20. The memorandum also recognized that although BCM/NRs have a significantly broader scope of review and are authorized to provide much more comprehensive remedies than are available from the DRBs, it is Department of Defense (DoD) policy that broad, retroactive corrections of records from applicants discharged under DADT (or prior policies) are not warranted. Although DADT was repealed, effective 20 September 2011, it was the law and reflected the view of Congress during the period it was the law. Similarly, DoD regulations implementing various aspects of DADT (or prior policies) were valid regulations during that same period or prior periods. Thus, the issuance of a discharge under DADT (or prior policies) should not by itself be considered to constitute an error or injustice that would invalidate an otherwise properly-taken discharge action.
21. The Uniform Code of Military Justice (UCMJ) is applicable to all military members worldwide and describes the offenses for which military members may be found criminally responsible. The version of the UCMJ in effect at the time of applicants discharge recognized sodomy, whether consensual or by force and irrespective of the gender of the parties, as an offense under Article 125. It also recognized the offenses of indecent acts with another and indecent exposure as offenses punishable under Article 134, as well as offenses to good order and discipline generally. The current version of the UCMJ maintains sodomy as an offense under Article 125, though its applicability to acts of purely private consensual sodomy, regardless of the gender of the parties involved, is constitutionally suspect. The current version of the UCMJ continues to recognize the offenses of indecent acts with another and indecent exposure as offenses under Article 120, as well as offenses against good order and discipline generally under Article 134.
22. An attempt was made to contact the applicant, to ask him if he would accept a change in the reason for his discharge from homosexual to misconduct. Those attempts were not successful in reaching the applicant.
DISCUSSION AND CONCLUSIONS:
1. The available records do not contain and the applicant has not provided any evidence to substantiate his contention that his discharge was the result of racial discrimination.
2. While the applicant continues to assert that he is not a homosexual, the preponderance of evidence shows he did in fact engage in at least one homosexual act with a fellow Soldier and the act may have been accomplished by force or coercion.

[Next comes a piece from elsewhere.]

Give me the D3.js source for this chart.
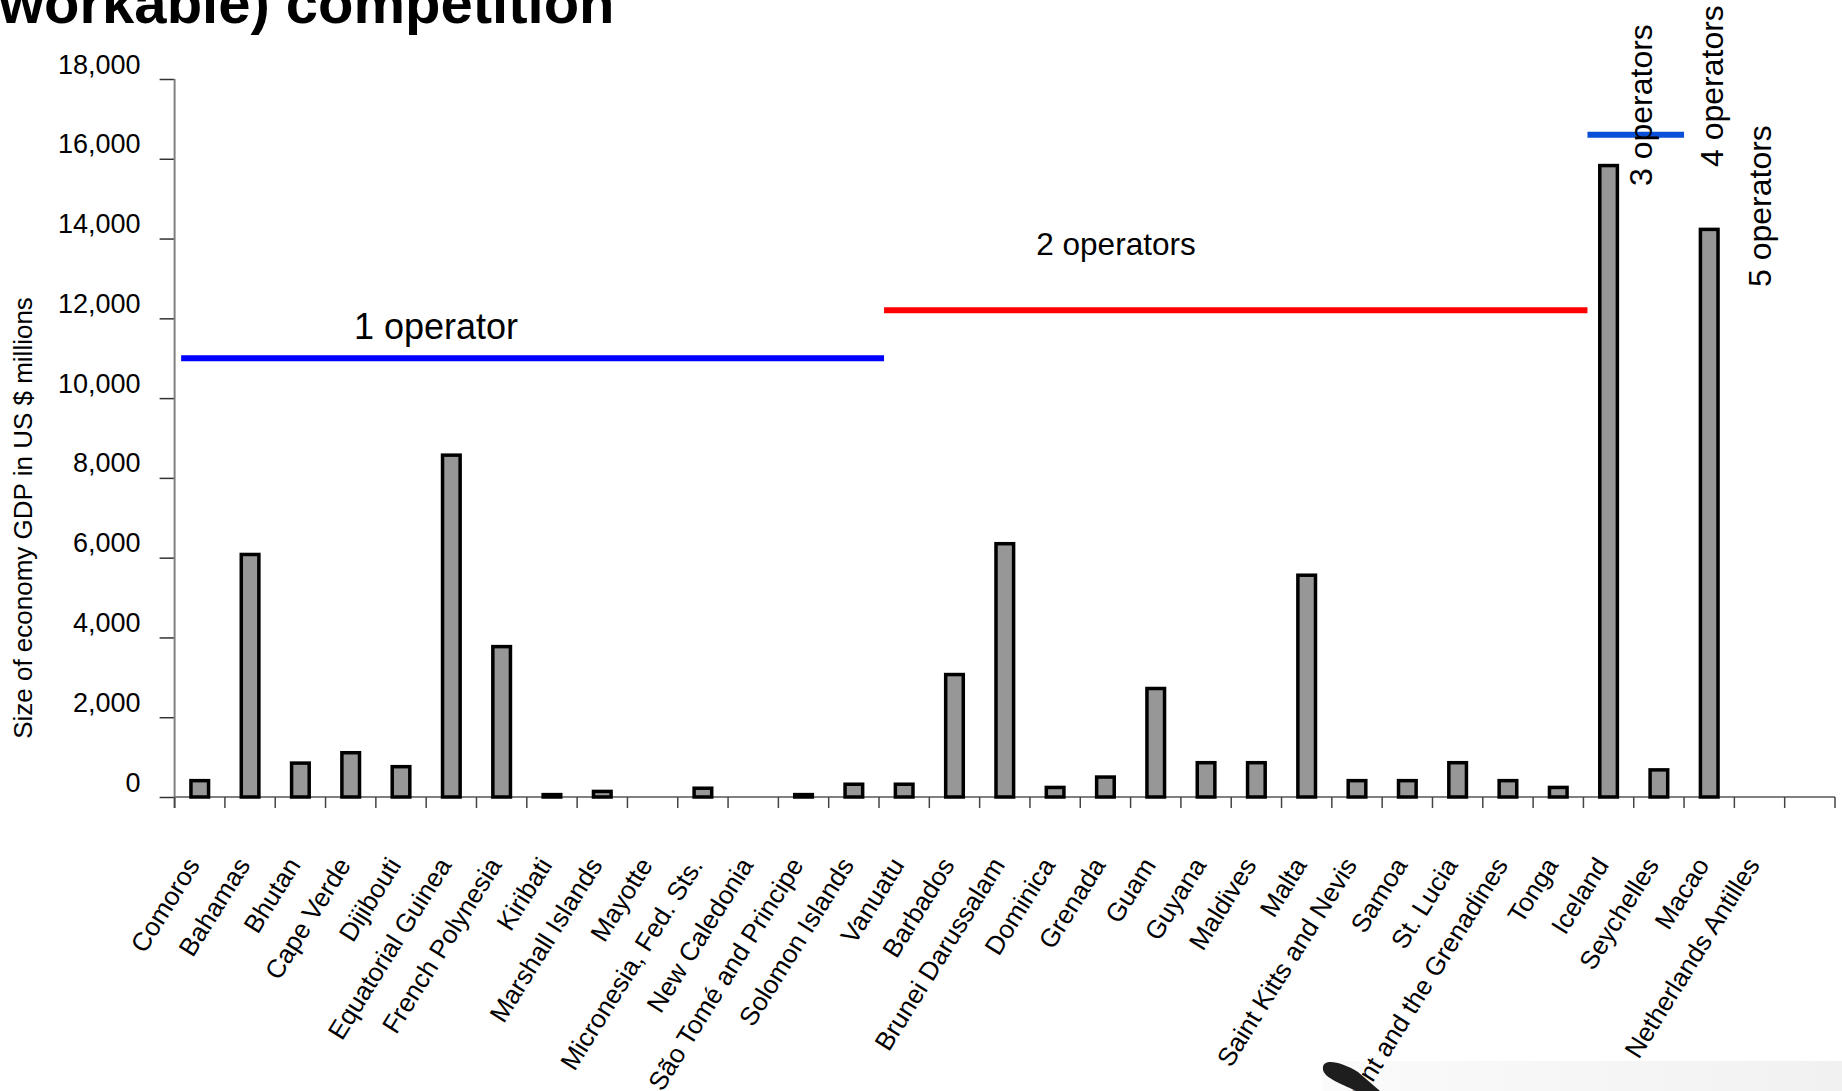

Furthermore, the applicant's actions violated the UCMJ, as indecent acts, indecent exposure, and conduct prejudicial to good order and discipline.
3. Had the applicants separation action involved nothing more than an admission of homosexuality, relief would be appropriate given the current policy. However, the applicants behavior without reference to his sexuality was and is misconduct. Therefore, no relief is warranted.
BOARD VOTE:
________ ________ ________ GRANT FULL RELIEF
________ ________ ________ GRANT PARTIAL RELIEF
________ ________ ________ GRANT FORMAL HEARING
___X____ ____X __ ____X___ DENY APPLICATION
BOARD DETERMINATION/RECOMMENDATION:
The evidence presented does not demonstrate the existence of a probable error or injustice. Therefore, the Board determined that the overall merits of this case are insufficient as a basis for correction of the records of the individual concerned.
__________X______________
CHAIRPERSON
I certify that herein is recorded the true and complete record of the proceedings of the Army Board for Correction of Military Records in this case.